My office's annual holiday lunch at a nearby Italian restaurant was a loaded affair. Getting face time with senior staff is rare, save for the accidental run-in on my way to the copier. Which is why I spent hours the night before trying on outfits (Does this skirt scream "ready for a promotion"?) and thinking up witty one-liners to wow the bosses with ("I always wanted to be a procrastinator, but I never got around to it"). But I spent most of my prep time agonizing over what to order, because eating with superiors is its own job interview.

Would I look meek if I ordered soup? I wondered, while surveying the menu online beforehand. What would the risotto special say about me: risk-taker or glutton? I finally settled on a salad strategy, which seemed healthy enough to earn kudos but innocuous enough not to upstage me. As it turned out, I wasn't the only one with that game plan. Virtually everyone at the table passed over the restaurant's signature pepperoni pizza (which I'd have killed for) in favor of something leafy. At least no one could accuse me of not being a team player.

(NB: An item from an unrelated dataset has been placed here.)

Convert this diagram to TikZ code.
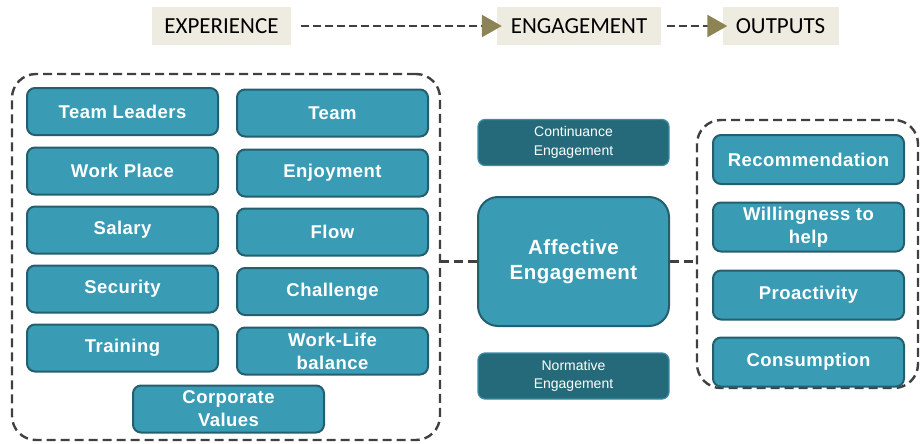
\documentclass[tikz,border=0pt]{standalone}
\usepackage{fontspec}
\setmainfont{Liberation Sans}
\newfontfamily\headfont{Carlito}
\newfontfamily\boxfont[LetterSpace=2.5]{Liberation Sans}
\usetikzlibrary{arrows.meta}

\definecolor{tealfill}{HTML}{3A9BB5}
\definecolor{tealedge}{HTML}{245F6E}
\definecolor{tealdark}{HTML}{256A7A}
\definecolor{tealrim}{HTML}{3C8EA3}
\definecolor{beige}{HTML}{EEECE1}
\definecolor{olive}{HTML}{8C8455}
\definecolor{dashgray}{HTML}{404040}

\tikzset{
  headbox/.style={fill=beige, text=black, font=\headfont\fontsize{23}{24}\selectfont,
    minimum height=38pt, inner sep=0pt},
  item/.style={draw=tealedge, line width=2pt, fill=tealfill, rounded corners=8pt,
    text=white, font=\boxfont\bfseries\fontsize{18.5}{23}\selectfont, align=center,
    minimum width=191pt, minimum height=47pt, inner sep=0pt},
  minor/.style={draw=tealrim, line width=1.2pt, fill=tealdark, rounded corners=7pt,
    text=white, font=\fontsize{14}{18.5}\selectfont, align=center,
    minimum width=191pt, minimum height=46pt, inner sep=0pt},
  core/.style={item, rounded corners=20pt, minimum height=129pt,
    font=\boxfont\bfseries\fontsize{20.5}{25}\selectfont},
  frame/.style={draw=dashgray, line width=2.4pt, dash pattern=on 9pt off 5pt,
    rounded corners=24pt, inner sep=0pt},
  flow/.style={draw=dashgray, line width=2.6pt, dash pattern=on 8pt off 4pt},
  link/.style={draw=dashgray, line width=2.4pt, dash pattern=on 9pt off 5pt},
  olivetip/.style={-{Triangle[length=20pt,width=22pt,fill=olive,color=olive]}}
}

\begin{document}
\begin{tikzpicture}[x=1pt,y=-1pt]
\useasboundingbox (0,0) rectangle (921,444);

% header row
\node[headbox, minimum width=139pt] (exp) at (221.5,26) {EXPERIENCE};
\node[headbox, minimum width=164pt] (eng) at (579,26) {ENGAGEMENT};
\node[headbox, minimum width=116pt] (out) at (780.5,26) {OUTPUTS};
\draw[flow, olivetip, shorten <=10pt, shorten >=-5pt] (exp.east) -- (eng.west);
\draw[flow, olivetip, shorten <=6pt, shorten >=-5pt] (eng.east) -- (out.west);

% experience group
\node[frame, minimum width=428pt, minimum height=366pt] (expframe) at (226,257) {};
\node[item] (leaders)   at (122.5,111.5) {Team Leaders};
\node[item] (team)      at (332.5,113)   {Team};
\node[item] (place)     at (122.5,171)   {Work Place};
\node[item] (enjoy)     at (332.5,173)   {Enjoyment};
\node[item] (salary)    at (122.5,230)   {Salary};
\node[item] (flowbox)   at (332.5,232)   {Flow};
\node[item] (security)  at (122.5,289)   {Security};
\node[item] (challenge) at (332.5,291.5) {Challenge};
\node[item] (training)  at (122.5,348)   {Training};
\node[item] (balance)   at (332.5,351)   {Work-Life\\balance};
\node[item] (values)    at (228.5,409)   {Corporate\\Values};

% engagement column
\node[minor] (cont) at (573.5,142.5) {Continuance\\Engagement};
\node[core]  (aff)  at (573.5,261.5) {Affective\\Engagement};
\node[minor] (norm) at (573.5,376)   {Normative\\Engagement};

% outputs group
\node[frame, minimum width=221pt, minimum height=268pt] (outframe) at (807.5,254) {};
\node[item, minimum height=49pt] (recommend) at (808.5,159.5) {Recommendation};
\node[item, minimum height=49pt] (willing)   at (808.5,227)   {Willingness to\\help};
\node[item, minimum height=49pt] (proact)    at (808.5,295)   {Proactivity};
\node[item, minimum height=49pt] (consume)   at (808.5,362)   {Consumption};

% links between the groups
\draw[link] (aff.west) -- (aff.west -| expframe.east);
\draw[link] (aff.east) -- (aff.east -| outframe.west);
\end{tikzpicture}
\end{document}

Breaking bread with colleagues is an event not to be taken lightly. Go ahead and gorge without remorse in the privacy of your own home. But in the office, laissez-faire eating suggests a laissez-faire work ethic or, worse, immaturity. Not long ago I was lunching on a PB&J sandwich at my desk, when an older coworker remarked that she'd packed the same thing in her kid's lunch box that morning. In effect, she'd compared me to her third-grader — not a good thing. Later that day, she asked me to get her a cup of coffee, a task typically delegated to the college interns. Whether this was conscious on her part or not, I took her point. If I won't show up to work wearing Havaianas flip-flops or an ironic T-shirt for fear of looking too young, shouldn't I extend that thinking to what I put in my mouth?

My boyfriend insists I'm being paranoid. Really? When I snacked on almonds from a Ziploc baggie, my boss was the first to take notice. "What a smart idea! I wish I was that together," she effused. (Little did she know I had pilfered the nuts from my roommate after I'd finished his Cheez-Its.) But it paid off — I think. The boss invited me to tag along on her pitch meeting that afternoon with more senior staffers. In that instant, maybe she viewed me as a thoughtful, plan-ahead kind of gal — exactly the impression I want to make. Hey, if you're gunning for a raise, you've got to eat the part.

Did You Know? Overweight women make 24% less than their leaner cubemates.

THE BOSSES WEIGH IN

"At cocktail parties, pick only single-bite hors d'oeuvres. You don't want to be seen chewing chicken satay off a stick."
—Marilyn Carlson Nelson, chairwoman of Carlson Companies, Inc., which owns Radisson Hotels and T.G.I. Friday's

"If it helps you get more done, eating at your desk is good. But stinking up the office isn't. I once had an employee spray Glade around a lunch offender's desk."
—Mark Cuban, owner of the Dallas Mavericks and chairman of HDNet

"Never eat crabs, sloppy joes, or spaghetti at a work function. Your attention should be focused on the other people, not the food."
—Rob McGovern, founder of CareerBuilder

"My early years were like Mad Men — people drank six martinis at lunch. That era is over. Don't make a big deal of it, but don't have a drink at a business luncheon. You want to be in control."
>—Cathie Black, president of Hearst Magazines and author of Basic Black: The Essential Guide for Getting Ahead at Work (and in Life), now in paperback.